Non è questa premessa il luogo per una disamina dettagliata della legge stessa. Ma vorrei rimarcare che anche in questo dibattito il machismo della Destra italiana domina su tutta la polemica. Che è alimentata anche dalla questione «identità di genere» che definisce la tutela delle persone transgender e che è fieramente avversata anche da sparuti gruppi del femminismo separatista i quali, curiosamente, usano lo stesso linguaggio della Destra.

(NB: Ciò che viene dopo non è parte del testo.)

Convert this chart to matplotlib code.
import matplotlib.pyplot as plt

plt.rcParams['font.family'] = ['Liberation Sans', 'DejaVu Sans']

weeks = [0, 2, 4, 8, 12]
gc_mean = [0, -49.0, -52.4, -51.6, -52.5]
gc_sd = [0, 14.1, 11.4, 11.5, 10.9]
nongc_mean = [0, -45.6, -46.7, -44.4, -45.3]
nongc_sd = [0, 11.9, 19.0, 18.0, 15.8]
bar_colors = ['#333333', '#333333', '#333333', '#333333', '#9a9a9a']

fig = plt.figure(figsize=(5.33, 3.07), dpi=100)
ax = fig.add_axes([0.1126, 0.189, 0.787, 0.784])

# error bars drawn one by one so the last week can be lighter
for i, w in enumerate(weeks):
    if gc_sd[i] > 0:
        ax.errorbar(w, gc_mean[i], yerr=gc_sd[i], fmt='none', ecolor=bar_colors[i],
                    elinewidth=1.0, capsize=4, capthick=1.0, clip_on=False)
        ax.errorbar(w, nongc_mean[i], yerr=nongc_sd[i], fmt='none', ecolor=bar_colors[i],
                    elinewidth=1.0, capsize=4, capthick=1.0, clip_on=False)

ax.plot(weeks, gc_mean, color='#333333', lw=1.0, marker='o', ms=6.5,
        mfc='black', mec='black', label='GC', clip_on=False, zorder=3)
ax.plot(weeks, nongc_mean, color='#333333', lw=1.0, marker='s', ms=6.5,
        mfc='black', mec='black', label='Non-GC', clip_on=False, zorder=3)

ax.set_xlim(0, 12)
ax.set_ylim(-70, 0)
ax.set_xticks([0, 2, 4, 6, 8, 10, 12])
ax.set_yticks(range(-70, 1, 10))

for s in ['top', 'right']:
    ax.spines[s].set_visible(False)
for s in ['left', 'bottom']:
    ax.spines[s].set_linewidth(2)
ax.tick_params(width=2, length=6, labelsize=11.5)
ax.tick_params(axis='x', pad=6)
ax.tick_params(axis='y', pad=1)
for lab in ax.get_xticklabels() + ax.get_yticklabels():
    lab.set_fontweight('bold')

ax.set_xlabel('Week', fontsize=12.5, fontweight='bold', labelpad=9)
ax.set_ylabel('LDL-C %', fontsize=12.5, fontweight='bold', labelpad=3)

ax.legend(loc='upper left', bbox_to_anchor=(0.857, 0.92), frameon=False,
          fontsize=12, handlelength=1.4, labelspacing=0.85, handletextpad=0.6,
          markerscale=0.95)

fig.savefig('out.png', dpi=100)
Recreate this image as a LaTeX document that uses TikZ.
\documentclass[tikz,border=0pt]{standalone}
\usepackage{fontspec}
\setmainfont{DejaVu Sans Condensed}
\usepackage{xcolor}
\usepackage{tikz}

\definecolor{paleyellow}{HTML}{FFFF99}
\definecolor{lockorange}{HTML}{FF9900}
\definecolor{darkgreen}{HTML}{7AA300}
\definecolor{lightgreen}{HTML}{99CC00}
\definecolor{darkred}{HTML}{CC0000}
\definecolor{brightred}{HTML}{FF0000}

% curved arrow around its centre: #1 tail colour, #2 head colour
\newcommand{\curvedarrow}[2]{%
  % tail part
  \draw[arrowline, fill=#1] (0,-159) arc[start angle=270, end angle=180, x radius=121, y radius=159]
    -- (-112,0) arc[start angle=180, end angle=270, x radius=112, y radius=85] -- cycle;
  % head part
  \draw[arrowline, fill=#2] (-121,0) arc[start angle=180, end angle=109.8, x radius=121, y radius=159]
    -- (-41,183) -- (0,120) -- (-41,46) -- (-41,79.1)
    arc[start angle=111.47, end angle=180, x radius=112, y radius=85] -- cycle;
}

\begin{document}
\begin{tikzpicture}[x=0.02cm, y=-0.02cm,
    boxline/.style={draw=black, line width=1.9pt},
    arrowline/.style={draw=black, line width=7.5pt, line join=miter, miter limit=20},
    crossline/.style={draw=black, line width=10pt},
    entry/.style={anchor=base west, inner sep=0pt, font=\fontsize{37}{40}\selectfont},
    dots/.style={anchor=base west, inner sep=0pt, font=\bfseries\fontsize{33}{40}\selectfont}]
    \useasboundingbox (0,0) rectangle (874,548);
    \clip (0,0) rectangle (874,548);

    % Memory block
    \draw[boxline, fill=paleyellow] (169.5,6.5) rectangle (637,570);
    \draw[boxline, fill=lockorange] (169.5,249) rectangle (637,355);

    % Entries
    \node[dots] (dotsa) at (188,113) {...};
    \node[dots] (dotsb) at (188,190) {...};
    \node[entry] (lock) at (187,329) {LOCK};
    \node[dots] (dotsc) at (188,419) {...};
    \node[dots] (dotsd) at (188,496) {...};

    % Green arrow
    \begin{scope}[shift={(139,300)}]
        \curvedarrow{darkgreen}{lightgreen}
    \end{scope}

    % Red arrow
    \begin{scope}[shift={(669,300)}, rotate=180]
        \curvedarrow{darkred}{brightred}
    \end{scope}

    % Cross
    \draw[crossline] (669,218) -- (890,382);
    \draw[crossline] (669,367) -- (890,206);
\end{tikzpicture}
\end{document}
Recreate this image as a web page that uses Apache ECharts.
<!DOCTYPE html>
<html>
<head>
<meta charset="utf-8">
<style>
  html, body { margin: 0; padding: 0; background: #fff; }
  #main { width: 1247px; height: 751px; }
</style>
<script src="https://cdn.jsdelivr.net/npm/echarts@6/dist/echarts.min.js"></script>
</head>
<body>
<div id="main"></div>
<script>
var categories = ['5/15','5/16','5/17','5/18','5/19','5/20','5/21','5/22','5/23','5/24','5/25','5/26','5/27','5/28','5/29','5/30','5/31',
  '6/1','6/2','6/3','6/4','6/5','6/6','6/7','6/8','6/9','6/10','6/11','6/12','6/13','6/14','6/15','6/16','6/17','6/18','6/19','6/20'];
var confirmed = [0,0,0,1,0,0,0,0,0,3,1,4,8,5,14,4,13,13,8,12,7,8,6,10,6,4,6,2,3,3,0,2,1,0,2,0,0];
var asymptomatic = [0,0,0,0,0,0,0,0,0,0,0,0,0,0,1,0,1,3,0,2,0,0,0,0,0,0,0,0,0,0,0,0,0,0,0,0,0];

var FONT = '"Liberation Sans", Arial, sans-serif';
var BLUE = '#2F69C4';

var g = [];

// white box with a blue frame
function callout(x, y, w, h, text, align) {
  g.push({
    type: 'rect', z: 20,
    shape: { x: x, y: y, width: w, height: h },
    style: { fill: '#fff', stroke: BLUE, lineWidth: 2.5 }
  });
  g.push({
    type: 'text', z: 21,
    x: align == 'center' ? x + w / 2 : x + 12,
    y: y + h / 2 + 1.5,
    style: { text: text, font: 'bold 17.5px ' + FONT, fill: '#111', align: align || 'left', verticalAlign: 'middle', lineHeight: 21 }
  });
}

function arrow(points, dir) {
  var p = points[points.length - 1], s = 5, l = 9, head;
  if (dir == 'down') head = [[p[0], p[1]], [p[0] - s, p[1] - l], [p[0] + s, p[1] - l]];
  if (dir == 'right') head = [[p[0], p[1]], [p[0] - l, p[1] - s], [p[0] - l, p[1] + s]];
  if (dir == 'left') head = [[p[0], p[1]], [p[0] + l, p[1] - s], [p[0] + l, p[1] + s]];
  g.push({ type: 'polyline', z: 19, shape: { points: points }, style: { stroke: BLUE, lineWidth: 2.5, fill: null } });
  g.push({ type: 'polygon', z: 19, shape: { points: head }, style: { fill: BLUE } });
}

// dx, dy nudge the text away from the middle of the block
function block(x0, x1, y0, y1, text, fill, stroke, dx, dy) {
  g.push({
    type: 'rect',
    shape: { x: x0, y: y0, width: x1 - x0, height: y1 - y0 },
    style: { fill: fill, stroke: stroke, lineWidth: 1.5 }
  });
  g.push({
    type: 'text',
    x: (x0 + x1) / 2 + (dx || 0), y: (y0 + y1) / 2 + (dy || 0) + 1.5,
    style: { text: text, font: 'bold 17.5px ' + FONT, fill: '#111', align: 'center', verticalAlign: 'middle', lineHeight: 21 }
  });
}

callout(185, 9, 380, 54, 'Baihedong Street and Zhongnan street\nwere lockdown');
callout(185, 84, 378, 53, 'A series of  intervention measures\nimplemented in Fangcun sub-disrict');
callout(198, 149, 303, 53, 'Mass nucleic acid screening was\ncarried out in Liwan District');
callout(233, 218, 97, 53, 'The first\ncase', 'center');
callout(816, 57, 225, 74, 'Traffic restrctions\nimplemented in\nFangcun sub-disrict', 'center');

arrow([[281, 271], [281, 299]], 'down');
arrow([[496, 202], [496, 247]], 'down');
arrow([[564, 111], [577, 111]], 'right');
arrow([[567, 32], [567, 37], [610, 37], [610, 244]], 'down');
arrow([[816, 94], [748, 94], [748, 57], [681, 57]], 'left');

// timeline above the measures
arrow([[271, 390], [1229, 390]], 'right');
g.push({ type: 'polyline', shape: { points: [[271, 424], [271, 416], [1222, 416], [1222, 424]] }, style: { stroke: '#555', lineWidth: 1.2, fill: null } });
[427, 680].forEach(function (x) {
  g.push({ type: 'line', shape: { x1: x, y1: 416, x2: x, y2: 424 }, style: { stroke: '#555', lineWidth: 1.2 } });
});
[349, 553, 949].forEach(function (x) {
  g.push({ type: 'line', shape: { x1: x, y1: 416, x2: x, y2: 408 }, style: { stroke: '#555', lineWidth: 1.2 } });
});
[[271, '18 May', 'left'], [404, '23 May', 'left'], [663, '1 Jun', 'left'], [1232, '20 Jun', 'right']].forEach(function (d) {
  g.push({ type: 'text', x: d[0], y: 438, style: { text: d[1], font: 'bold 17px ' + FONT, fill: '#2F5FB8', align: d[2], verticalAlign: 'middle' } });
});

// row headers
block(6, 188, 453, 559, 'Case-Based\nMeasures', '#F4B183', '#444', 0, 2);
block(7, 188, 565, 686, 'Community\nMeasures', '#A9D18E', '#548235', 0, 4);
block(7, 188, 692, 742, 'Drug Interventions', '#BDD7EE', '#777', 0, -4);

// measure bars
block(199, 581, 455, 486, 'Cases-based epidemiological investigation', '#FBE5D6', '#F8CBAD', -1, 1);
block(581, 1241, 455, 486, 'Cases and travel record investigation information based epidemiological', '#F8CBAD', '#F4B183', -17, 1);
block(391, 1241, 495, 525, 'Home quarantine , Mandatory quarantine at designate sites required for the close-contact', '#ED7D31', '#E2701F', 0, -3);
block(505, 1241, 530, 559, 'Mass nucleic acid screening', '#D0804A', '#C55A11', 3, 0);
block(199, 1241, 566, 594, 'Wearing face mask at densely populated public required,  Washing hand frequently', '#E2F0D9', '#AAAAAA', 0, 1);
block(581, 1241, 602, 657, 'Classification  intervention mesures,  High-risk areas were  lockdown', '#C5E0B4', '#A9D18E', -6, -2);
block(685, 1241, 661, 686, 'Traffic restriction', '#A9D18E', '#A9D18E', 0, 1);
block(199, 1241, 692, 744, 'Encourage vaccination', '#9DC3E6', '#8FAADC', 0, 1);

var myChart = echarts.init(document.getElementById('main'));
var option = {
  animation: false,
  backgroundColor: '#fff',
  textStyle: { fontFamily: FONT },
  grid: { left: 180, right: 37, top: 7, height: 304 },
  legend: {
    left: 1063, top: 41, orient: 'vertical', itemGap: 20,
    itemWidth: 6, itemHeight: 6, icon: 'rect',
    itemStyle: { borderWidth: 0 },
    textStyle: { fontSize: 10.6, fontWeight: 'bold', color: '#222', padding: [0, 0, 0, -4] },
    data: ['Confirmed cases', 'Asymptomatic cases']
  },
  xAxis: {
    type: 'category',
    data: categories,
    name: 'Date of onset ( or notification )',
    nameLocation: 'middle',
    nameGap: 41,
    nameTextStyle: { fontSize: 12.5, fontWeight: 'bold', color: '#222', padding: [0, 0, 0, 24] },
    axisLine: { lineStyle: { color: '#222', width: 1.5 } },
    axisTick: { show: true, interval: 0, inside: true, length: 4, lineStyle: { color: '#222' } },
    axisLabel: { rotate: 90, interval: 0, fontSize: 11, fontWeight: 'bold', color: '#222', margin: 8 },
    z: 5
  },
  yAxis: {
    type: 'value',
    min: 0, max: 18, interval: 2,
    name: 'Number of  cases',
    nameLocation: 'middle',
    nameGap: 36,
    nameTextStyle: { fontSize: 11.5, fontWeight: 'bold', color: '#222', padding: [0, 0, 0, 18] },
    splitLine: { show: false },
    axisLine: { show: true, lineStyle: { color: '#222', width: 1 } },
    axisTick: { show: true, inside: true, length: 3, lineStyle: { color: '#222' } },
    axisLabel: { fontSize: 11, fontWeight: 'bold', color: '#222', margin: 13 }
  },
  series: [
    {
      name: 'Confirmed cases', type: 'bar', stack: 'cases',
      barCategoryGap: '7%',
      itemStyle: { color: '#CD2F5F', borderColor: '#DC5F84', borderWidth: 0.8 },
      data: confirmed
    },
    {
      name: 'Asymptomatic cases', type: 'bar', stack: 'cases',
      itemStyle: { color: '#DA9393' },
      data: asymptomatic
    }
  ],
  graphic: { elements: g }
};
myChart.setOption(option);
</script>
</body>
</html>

A ciò si aggiunge la discussione sulla «fluidità» della sessualità umana e dei generi. In un convegno mondiale dell’Oms ne sono stati classificati cinque. Facebook arriva a cinquantadue. E in una vasta ricerca inglese, su decine di migliaia di giovani ben il 70 percento ha dichiarato di non volersi definire in relazione al proprio orientamento sessuale. La Destra maschilista vorrebbe pateticamente fare argine a tutto ciò. Ma la rivoluzione tecnologica sta trasformando radicalmente e irreversibilmente economia, cultura e società. E soprattutto le relazioni tra le persone e il loro modo di definirsi e di percepirsi. Una parte della Destra europea l’ha capito, quella italiana per niente; e assomiglia a quei soldati giapponesi rimasti per decenni a combattere nella giungla perché si rifiutavano di credere che la seconda guerra mondiale fosse finita.
Uno slogan efficace dei Pride dice «we are everywhere». Le persone Lgbt sono ovunque, quindi anche a Destra. La speranza – magari grazie anche alla lettura di A destra di Sodoma – è che si riesca finalmente a convincere quella parte politica che è ora di accettare l’omosessualità come «caratteristica della personalità» e «variante del comportamento umano» (definizioni dell’Oms), chiudendo secoli di persecuzioni a difesa di un maschilismo che non ha più senso.
Dopotutto anche Onoda Hiroo, l’ultimo «soldato fantasma» giapponese, dopo trent’anni di guerra solitaria sull’isola filippina di Lubang ha dovuto arrendersi alla realtà.